About seven years ago, when I was actually first eligible to apply for my learner's, we trucked over to Centurion, and proceeded to stand in the cue for 6 hours before getting to the front, only to be informed that the computer system had in fact been down the whole day. EFFICIENCY. After that there was a brief period of six years of carlessness, so I just never bothered again. Now, however, my bucket of excuses has freshly run dry, and I must now face up to those recurring nightmares I have of dying in screaming runaway car-wrecks.
Comparatively, the process this time around was painless. We spent maybe three quarters of an hour there tops, and that includes filling in forms and taking the photos. Of course, as per the mandate of narrative causality, there was a little office next door with about six different photographers ready as all fuck to service the hell out of us by taking 4 neat and utterly hideous ID type photos of my half-asleep mug. The sign, as you would want, made liberal use of the redundant apostrophe, and we walked up a flight of stairs to find what amounted to essentially two rooms with prison lighting and people floating through with cheap-arse little cardboard digital cameras. In the one room stood a little computer and printer set-up where everyone with a camera could plug in and do their photo's- presumably who ever owned the rights to the printer was making a killing charging the others to use it. Too late I realized I could have just taken my own pics at home and printed them out on photo paper, avoiding both the cost of prints and the rather "Crayons taste like purple" expression I ended up with.
I was helpfully serviced by a man with one of the most cardboard of the cameras about, but curiously as I was standing waiting for him to print out the photos, I saw this man walk past, looking so seriously GQ and Annie Liebovitz that I admit my mind blown just a bit.
Yes. Full blown digital SLR, journo vest with all appropriate attachments and doodabs, John lennon sunglasses, and black beret. Now if that's not taking ID photo's like a boss amidst otherwise smothering mediocrity and making the best of the swagger the good lord gave you, I don't know what is, I truly don't.
Upshot: my appointment to write my test is on the 16th, in which case I intend to chew all the way through my fingertips. Sister Estelle and Brother in Law Barend have been giving me driving lessons, and thus far I have managed to differentiate between the clutch and the handbrake, which is fucking miraculous. I drove up to the red light that leads out of Valhalla with my dad and the other two the other day when we were on our way to bowling, and afterwards I asked him if he was shitting himself. He answered yes, because he had been quite sure that I was about to shoot right the fuck past the robot before I stopped suddenly. But it was OK, because he had his hand about half an inch from the handbrake the whole time, he assured me.
-cannot be argued with.
Have you heard of yarn bombing? A very cool phenomenon whereby crafty buggers graffiti public spaces with gorgeous, colourful knitted things. Often, quite fitted pieces. Now, I bring this up not to sound topically relevant and interesting, but because 'tis topically relevant.
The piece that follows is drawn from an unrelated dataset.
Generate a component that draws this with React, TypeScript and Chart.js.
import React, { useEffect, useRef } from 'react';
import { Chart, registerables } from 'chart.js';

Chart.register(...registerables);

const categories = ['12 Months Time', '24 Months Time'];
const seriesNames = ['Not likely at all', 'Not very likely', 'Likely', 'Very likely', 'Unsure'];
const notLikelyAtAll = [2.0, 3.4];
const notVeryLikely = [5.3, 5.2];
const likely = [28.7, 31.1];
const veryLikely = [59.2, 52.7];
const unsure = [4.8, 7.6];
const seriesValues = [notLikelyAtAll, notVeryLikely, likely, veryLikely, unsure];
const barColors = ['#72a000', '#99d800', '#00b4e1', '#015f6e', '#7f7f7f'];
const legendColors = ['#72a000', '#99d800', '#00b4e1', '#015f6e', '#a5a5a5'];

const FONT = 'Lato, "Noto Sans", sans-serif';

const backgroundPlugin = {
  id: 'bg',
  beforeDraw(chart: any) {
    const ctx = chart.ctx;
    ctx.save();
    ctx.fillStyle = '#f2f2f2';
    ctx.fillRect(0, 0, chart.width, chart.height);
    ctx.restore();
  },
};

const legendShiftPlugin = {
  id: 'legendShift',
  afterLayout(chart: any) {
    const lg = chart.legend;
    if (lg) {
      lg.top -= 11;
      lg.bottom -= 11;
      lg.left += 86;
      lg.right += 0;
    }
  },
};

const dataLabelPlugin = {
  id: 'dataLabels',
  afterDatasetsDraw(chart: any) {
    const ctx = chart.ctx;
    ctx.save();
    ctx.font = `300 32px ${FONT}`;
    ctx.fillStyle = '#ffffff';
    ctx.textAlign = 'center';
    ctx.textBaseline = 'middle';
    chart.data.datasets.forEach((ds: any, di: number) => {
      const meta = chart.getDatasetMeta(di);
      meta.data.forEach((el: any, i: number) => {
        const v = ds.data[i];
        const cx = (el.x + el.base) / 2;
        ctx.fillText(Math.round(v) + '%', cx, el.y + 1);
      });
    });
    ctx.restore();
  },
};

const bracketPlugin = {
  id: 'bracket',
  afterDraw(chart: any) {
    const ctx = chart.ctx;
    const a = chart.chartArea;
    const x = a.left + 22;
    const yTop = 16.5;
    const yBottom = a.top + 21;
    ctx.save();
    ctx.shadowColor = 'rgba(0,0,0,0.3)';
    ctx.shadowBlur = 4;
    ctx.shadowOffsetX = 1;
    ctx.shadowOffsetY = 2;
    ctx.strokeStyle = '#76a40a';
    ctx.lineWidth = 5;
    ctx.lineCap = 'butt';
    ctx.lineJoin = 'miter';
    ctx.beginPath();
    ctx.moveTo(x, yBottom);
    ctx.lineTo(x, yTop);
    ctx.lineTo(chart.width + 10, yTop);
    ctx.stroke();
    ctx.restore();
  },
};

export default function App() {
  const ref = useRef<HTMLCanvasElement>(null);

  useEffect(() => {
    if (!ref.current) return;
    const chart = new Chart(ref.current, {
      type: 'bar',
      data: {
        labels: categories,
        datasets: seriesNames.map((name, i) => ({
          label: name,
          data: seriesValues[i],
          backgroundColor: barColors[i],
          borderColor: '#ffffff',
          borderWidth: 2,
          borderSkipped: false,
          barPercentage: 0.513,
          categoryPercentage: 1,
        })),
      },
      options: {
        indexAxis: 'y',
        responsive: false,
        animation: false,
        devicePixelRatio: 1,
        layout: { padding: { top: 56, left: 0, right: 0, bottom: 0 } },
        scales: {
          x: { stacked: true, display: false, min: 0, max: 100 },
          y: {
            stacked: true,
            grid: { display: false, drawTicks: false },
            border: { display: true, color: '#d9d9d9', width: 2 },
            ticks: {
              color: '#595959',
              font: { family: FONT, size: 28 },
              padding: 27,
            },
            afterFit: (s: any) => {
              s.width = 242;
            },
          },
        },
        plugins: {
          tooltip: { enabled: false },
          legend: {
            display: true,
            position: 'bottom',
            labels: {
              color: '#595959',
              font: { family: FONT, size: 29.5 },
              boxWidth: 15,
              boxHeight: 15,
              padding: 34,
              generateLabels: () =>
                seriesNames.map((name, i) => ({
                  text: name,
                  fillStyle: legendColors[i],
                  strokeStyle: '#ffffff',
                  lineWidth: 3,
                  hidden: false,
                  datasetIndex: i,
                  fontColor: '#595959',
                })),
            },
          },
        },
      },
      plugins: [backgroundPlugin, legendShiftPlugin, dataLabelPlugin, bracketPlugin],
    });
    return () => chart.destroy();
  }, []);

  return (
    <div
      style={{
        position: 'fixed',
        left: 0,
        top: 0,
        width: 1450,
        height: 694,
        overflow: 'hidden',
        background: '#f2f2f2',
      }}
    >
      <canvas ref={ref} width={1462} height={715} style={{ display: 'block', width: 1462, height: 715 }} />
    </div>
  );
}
I was walking to the shop the other day, when I espied this:
It's literally just a piece of cerise pink fabric safety-pinned onto a tree, in the middle of suburbian Valhalla. The fuck? What is this- poly-cotton blend nuking? Was the tree cold? Did it feel the urge to be FABULOUS? It shall forever remain a mystery, which I rather like, for I can imagine all sorts of vague shenanigannery for it.
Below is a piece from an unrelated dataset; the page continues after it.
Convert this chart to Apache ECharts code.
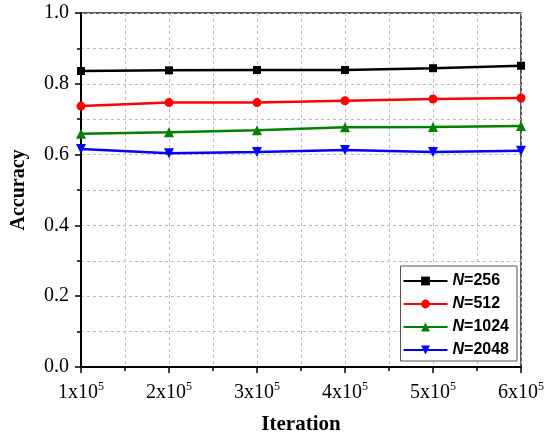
<!DOCTYPE html>
<html><head><meta charset="utf-8">
<script src="https://cdn.jsdelivr.net/npm/echarts@6/dist/echarts.min.js"></script>
<style>html,body{margin:0;padding:0;background:#fff}#c{width:547px;height:437px}</style>
</head><body><div id="c"></div>
<script>
const iterations = [1, 2, 3, 4, 5, 6]; // x10^5
const seriesNames = ['N=256', 'N=512', 'N=1024', 'N=2048'];
const acc256  = [0.836, 0.838, 0.839, 0.839, 0.844, 0.851];
const acc512  = [0.737, 0.747, 0.747, 0.752, 0.757, 0.760];
const acc1024 = [0.659, 0.663, 0.669, 0.677, 0.678, 0.681];
const acc2048 = [0.616, 0.604, 0.607, 0.613, 0.607, 0.611];
const yTicks = [0.0, 0.2, 0.4, 0.6, 0.8, 1.0];

const colors = ['#000000', '#ff0000', '#008000', '#0000ff'];
const symbols = ['rect', 'circle', 'triangle', 'path://M0,0 L10,0 L5,9 Z'];
const sizes = [8, 9, 10, 10];
const allData = [acc256, acc512, acc1024, acc2048];

const chart = echarts.init(document.getElementById('c'));
const serif = '"Liberation Serif", "Times New Roman", serif';
const sans = '"Liberation Sans", Arial, sans-serif';
chart.setOption({
  animation: false,
  grid: { left: 81, right: 26, top: 13, bottom: 70, show: true, borderColor: '#222', borderWidth: 1.5, backgroundColor: 'transparent', outerBoundsMode: 'none', containLabel: false },
  xAxis: {
    type: 'value', min: 1, max: 6, interval: 1,
    name: 'Iteration', nameLocation: 'middle', nameGap: 47,
    nameTextStyle: { fontFamily: serif, fontWeight: 'bold', fontSize: 21, color: '#000' },
    axisLine: { show: true, onZero: false, lineStyle: { color: '#000', width: 2 } },
    axisTick: { show: true, inside: false, length: 6, lineStyle: { color: '#000', width: 1.5 } },
    minorTick: { show: true, splitNumber: 2, length: 4, lineStyle: { color: '#000', width: 1.5 } },
    splitLine: { show: true, lineStyle: { color: '#bbb', type: [3, 3], width: 1 } },
    minorSplitLine: { show: true, lineStyle: { color: '#bbb', type: [3, 3], width: 1 } },
    axisLabel: {
      margin: 14,
      formatter: v => '{a|' + v + 'x10}{b|5}',
      rich: {
        a: { fontFamily: serif, fontSize: 20, color: '#000' },
        b: { fontFamily: serif, fontSize: 12, color: '#000', padding: [0, 0, 11, 0] }
      }
    }
  },
  yAxis: {
    type: 'value', min: 0, max: 1, interval: 0.2,
    name: 'Accuracy', nameLocation: 'middle', nameGap: 52,
    nameTextStyle: { fontFamily: serif, fontWeight: 'bold', fontSize: 20, color: '#000' },
    axisLine: { show: true, lineStyle: { color: '#000', width: 2 } },
    axisTick: { show: true, inside: false, length: 6, lineStyle: { color: '#000', width: 1.5 } },
    minorTick: { show: true, splitNumber: 2, length: 4, lineStyle: { color: '#000', width: 1.5 } },
    splitLine: { show: true, lineStyle: { color: '#bbb', type: [3, 3], width: 1 } },
    minorSplitLine: { show: true, lineStyle: { color: '#bbb', type: [3, 3], width: 1 } },
    axisLabel: { fontFamily: serif, fontSize: 20, color: '#000', margin: 12, formatter: v => v.toFixed(1) }
  },
  legend: {
    orient: 'vertical', right: 30, bottom: 76,
    backgroundColor: '#fff', borderColor: '#555', borderWidth: 1,
    padding: [7, 8, 3, 2], itemGap: 7, itemWidth: 44, itemHeight: 11,
    data: seriesNames,
    formatter: name => '{i|N}{b|' + name.slice(1) + '}',
    textStyle: {
      rich: {
        i: { fontFamily: sans, fontSize: 16, fontWeight: 'bold', fontStyle: 'italic', color: '#000' },
        b: { fontFamily: sans, fontSize: 16, fontWeight: 'bold', color: '#000' }
      }
    }
  },
  series: seriesNames.map((n, i) => ({
    name: n, type: 'line',
    data: iterations.map((x, j) => [x, allData[i][j]]),
    symbol: symbols[i], symbolSize: sizes[i], showAllSymbol: true,
    lineStyle: { color: colors[i], width: 2.5 },
    itemStyle: { color: colors[i] },
    clip: false, z: 5
  }))
});
</script></body></html>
Then there's the most recent addition to my little group of friends at home. I have what has at odd times been described as both an endearing and deeply distressing habit of naming my things. By naming, I mean that my laptop is called Dexter (preceded by Mathilda), my external harddrive Inga (preceded by Lancelot), my instant camera is Henry, my little gun pendant is Pablo, and my voodoo doll- as has been mentioned before- is Arturro. This new friend came with a name: Olivetti.
Isn't he beautiful? I came across him at the general dealers', and I could not pass him over, as he's still in perfect working order, with miles left to go on his ribbon, and was going for a song. Now he has his own spot in my ever-denser room, and everytime I walk past him I smile. I've wanted a typewriter for the longest time, despite I guess having next to no practical use for one. But who the fuck care about practical- look how shiny!
Carla immediately requested a letter, written with Friends references front and back! Brenda insisted I waste no time in writing a short story on Olivetti, and while Dirk agreed, he added that it ought to be a self-referential story about a typewriter, as meta as possible, with constant attention brought in-story to the fact that it was being written on a typewriter. So far, only Carla's request has been fulfilled, typewritten and posted most fashionably, with so many Friends references that it might actually hurt to read. Of course, being the kind of jackass that I am, I have also already done a whole page of All work and no play makkes Jack a Dull BOy, which makes me regretfully the worst person in the world.
Before I sign off and find something to eat as is my wont, I would like to send a note into the universe requesting that Wicked be brought to South Africa. I'm reading the book which I'm loving, and of course as a result obsessing over the fact that I have zero access to the musical. Not even an official stage recording DVD, for fuck's sakes!
Also, and truly I will fuck off now because what was going to be a wham-bam turned into a post proper, but is anyone else enjoying Once Upon A Time as much as I am? Fluff to be sure, but what enjoyable fluff. And hooray- Game of Thrones is back! I would marry that theme tune if I could.
OK, really done now. Go about your business.